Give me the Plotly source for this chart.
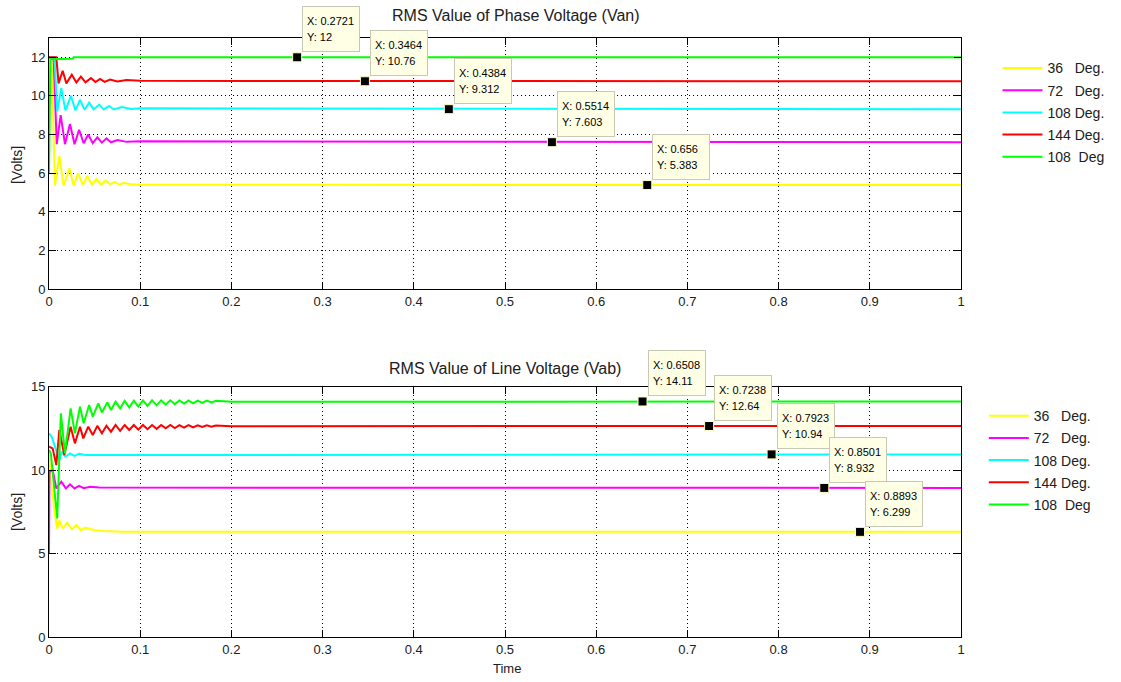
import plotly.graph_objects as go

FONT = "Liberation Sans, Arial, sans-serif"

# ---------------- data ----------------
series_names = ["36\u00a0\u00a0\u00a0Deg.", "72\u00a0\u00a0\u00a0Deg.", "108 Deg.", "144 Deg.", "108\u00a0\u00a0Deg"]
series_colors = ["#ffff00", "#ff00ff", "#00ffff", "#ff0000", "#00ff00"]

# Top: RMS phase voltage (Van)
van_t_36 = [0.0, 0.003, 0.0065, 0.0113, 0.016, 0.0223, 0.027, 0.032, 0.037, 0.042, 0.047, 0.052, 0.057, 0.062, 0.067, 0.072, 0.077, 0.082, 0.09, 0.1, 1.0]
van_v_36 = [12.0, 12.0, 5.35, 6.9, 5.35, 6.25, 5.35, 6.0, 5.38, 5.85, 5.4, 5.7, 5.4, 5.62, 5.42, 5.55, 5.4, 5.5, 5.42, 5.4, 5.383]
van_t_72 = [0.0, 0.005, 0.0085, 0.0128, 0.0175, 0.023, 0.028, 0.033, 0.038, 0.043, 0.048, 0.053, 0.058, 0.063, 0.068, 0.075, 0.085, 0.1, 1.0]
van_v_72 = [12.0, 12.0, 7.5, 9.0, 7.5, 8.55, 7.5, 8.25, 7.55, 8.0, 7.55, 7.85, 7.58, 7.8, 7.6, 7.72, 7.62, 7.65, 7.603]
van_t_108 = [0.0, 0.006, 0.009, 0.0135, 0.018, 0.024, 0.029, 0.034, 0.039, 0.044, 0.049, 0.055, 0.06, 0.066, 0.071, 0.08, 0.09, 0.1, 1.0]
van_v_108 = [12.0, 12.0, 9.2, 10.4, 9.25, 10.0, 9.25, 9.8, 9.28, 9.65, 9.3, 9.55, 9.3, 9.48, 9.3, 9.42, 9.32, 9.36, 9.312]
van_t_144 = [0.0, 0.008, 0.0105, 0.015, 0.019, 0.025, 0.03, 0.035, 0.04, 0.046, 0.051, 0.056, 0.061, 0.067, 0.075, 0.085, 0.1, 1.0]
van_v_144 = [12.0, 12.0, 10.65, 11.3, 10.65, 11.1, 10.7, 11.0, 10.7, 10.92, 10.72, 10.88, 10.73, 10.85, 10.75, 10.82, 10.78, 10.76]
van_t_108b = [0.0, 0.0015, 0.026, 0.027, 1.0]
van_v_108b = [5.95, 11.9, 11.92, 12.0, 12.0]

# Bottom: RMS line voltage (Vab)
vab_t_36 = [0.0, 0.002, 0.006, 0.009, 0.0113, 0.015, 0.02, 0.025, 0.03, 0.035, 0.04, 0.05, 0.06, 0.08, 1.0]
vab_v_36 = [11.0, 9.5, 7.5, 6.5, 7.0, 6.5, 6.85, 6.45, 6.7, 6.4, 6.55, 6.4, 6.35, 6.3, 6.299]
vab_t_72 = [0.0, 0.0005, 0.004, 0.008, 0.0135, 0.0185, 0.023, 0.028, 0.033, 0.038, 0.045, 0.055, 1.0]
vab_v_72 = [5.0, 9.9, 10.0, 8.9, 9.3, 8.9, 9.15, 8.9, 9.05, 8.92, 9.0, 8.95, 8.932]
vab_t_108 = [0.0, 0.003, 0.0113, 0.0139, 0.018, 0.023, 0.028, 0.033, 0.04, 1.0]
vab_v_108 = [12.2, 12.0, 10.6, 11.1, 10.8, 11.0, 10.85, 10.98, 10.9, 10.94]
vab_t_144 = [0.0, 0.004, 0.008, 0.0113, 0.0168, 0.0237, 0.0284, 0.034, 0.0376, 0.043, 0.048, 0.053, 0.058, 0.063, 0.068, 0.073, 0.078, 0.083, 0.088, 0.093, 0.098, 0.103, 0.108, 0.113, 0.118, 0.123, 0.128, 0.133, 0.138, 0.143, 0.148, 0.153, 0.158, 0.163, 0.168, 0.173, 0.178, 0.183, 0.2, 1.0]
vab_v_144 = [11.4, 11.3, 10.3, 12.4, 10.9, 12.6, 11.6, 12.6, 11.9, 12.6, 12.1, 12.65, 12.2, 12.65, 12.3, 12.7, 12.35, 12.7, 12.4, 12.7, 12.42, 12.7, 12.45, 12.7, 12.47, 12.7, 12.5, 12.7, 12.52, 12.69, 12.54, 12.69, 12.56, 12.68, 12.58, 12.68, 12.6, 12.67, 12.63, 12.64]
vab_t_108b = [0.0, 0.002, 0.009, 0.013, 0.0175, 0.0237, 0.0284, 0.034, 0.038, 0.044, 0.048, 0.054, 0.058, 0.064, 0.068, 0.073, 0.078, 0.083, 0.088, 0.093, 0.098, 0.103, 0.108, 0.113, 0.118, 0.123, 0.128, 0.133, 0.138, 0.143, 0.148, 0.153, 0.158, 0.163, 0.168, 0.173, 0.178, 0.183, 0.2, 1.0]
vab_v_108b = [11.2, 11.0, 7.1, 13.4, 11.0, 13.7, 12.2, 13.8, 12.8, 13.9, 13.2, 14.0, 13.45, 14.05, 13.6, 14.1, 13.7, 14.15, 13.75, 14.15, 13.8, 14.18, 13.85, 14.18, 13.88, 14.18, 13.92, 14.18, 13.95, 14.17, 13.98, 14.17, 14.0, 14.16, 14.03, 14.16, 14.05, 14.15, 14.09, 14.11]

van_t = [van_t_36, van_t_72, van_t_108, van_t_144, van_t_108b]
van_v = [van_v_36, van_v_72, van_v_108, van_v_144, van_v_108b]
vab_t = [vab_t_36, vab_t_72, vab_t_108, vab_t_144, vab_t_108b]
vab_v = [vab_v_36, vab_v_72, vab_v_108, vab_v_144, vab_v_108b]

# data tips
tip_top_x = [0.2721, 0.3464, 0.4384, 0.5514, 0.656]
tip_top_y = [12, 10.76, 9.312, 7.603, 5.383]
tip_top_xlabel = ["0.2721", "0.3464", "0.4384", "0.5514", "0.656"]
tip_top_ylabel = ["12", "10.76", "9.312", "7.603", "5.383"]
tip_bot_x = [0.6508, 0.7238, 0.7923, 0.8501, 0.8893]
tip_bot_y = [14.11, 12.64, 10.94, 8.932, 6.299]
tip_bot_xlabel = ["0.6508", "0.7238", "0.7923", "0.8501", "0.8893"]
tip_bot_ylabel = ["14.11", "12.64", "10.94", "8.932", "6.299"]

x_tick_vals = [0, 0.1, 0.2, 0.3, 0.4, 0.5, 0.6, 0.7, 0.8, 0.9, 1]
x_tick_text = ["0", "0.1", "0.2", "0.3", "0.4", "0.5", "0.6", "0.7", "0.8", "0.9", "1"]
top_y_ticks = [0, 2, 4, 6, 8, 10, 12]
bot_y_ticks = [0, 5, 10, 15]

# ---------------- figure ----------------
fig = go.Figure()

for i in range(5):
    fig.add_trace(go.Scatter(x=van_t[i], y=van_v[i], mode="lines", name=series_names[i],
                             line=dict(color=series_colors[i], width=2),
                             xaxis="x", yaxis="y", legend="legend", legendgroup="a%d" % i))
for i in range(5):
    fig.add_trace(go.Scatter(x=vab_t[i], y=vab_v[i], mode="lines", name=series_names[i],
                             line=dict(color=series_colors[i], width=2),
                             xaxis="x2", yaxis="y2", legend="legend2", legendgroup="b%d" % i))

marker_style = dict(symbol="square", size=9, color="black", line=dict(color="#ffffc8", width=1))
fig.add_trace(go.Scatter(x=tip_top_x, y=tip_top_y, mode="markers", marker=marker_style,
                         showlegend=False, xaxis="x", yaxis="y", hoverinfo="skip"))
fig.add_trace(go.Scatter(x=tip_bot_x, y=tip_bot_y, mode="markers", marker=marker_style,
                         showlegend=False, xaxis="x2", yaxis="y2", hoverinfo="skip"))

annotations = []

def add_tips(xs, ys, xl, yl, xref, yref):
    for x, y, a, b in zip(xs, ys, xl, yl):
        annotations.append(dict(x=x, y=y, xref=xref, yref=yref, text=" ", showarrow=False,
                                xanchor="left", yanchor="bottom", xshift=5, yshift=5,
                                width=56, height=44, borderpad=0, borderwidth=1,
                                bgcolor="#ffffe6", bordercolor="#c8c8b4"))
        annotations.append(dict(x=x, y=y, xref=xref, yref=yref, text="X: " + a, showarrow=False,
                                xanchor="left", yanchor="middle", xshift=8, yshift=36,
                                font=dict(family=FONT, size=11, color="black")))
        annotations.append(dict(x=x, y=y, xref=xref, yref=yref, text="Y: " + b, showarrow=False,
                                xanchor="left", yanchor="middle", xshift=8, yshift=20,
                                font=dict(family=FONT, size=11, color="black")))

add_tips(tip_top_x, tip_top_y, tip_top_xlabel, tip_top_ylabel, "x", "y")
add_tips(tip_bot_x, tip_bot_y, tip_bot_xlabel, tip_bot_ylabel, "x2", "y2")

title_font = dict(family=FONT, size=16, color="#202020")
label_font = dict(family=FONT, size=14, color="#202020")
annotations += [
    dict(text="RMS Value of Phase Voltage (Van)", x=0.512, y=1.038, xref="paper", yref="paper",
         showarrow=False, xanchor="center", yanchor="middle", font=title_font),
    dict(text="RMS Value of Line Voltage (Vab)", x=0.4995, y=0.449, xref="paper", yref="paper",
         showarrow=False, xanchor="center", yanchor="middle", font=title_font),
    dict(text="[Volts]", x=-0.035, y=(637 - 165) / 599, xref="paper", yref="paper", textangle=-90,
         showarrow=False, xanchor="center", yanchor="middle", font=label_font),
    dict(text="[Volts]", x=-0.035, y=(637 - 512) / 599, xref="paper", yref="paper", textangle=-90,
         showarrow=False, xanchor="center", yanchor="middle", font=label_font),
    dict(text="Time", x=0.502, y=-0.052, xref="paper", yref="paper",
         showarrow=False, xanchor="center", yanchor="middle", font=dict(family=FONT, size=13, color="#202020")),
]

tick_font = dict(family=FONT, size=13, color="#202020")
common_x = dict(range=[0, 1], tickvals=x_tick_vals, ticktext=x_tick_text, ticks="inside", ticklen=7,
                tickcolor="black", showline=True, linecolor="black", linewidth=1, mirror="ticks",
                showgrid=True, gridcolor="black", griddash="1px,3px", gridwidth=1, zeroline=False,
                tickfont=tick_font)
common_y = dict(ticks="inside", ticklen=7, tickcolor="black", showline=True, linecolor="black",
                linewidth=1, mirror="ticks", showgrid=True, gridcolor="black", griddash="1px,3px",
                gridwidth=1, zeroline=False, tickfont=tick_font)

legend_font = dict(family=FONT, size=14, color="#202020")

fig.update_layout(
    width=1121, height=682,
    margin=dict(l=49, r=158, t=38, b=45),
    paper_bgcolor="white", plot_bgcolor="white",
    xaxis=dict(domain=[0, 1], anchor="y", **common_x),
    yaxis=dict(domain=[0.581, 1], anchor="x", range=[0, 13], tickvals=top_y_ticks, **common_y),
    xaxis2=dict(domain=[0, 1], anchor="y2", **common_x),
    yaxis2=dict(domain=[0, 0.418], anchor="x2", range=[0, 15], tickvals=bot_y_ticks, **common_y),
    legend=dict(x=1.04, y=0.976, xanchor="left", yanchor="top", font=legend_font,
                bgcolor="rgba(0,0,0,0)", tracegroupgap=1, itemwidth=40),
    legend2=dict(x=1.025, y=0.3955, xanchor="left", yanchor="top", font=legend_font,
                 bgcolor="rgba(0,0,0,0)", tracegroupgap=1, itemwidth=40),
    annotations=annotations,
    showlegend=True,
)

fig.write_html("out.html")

━━━━━━

→ Instruction
Leave out any pictures, please, and quote only the lines from the top of the data through the line that contains "van_v_108b = [5.95, 11.9, 11.92, 12.0, 12.0]".

→ Expected answer
Give me the Plotly source for this chart.
import plotly.graph_objects as go

FONT = "Liberation Sans, Arial, sans-serif"

# ---------------- data ----------------
series_names = ["36\u00a0\u00a0\u00a0Deg.", "72\u00a0\u00a0\u00a0Deg.", "108 Deg.", "144 Deg.", "108\u00a0\u00a0Deg"]
series_colors = ["#ffff00", "#ff00ff", "#00ffff", "#ff0000", "#00ff00"]

# Top: RMS phase voltage (Van)
van_t_36 = [0.0, 0.003, 0.0065, 0.0113, 0.016, 0.0223, 0.027, 0.032, 0.037, 0.042, 0.047, 0.052, 0.057, 0.062, 0.067, 0.072, 0.077, 0.082, 0.09, 0.1, 1.0]
van_v_36 = [12.0, 12.0, 5.35, 6.9, 5.35, 6.25, 5.35, 6.0, 5.38, 5.85, 5.4, 5.7, 5.4, 5.62, 5.42, 5.55, 5.4, 5.5, 5.42, 5.4, 5.383]
van_t_72 = [0.0, 0.005, 0.0085, 0.0128, 0.0175, 0.023, 0.028, 0.033, 0.038, 0.043, 0.048, 0.053, 0.058, 0.063, 0.068, 0.075, 0.085, 0.1, 1.0]
van_v_72 = [12.0, 12.0, 7.5, 9.0, 7.5, 8.55, 7.5, 8.25, 7.55, 8.0, 7.55, 7.85, 7.58, 7.8, 7.6, 7.72, 7.62, 7.65, 7.603]
van_t_108 = [0.0, 0.006, 0.009, 0.0135, 0.018, 0.024, 0.029, 0.034, 0.039, 0.044, 0.049, 0.055, 0.06, 0.066, 0.071, 0.08, 0.09, 0.1, 1.0]
van_v_108 = [12.0, 12.0, 9.2, 10.4, 9.25, 10.0, 9.25, 9.8, 9.28, 9.65, 9.3, 9.55, 9.3, 9.48, 9.3, 9.42, 9.32, 9.36, 9.312]
van_t_144 = [0.0, 0.008, 0.0105, 0.015, 0.019, 0.025, 0.03, 0.035, 0.04, 0.046, 0.051, 0.056, 0.061, 0.067, 0.075, 0.085, 0.1, 1.0]
van_v_144 = [12.0, 12.0, 10.65, 11.3, 10.65, 11.1, 10.7, 11.0, 10.7, 10.92, 10.72, 10.88, 10.73, 10.85, 10.75, 10.82, 10.78, 10.76]
van_t_108b = [0.0, 0.0015, 0.026, 0.027, 1.0]
van_v_108b = [5.95, 11.9, 11.92, 12.0, 12.0]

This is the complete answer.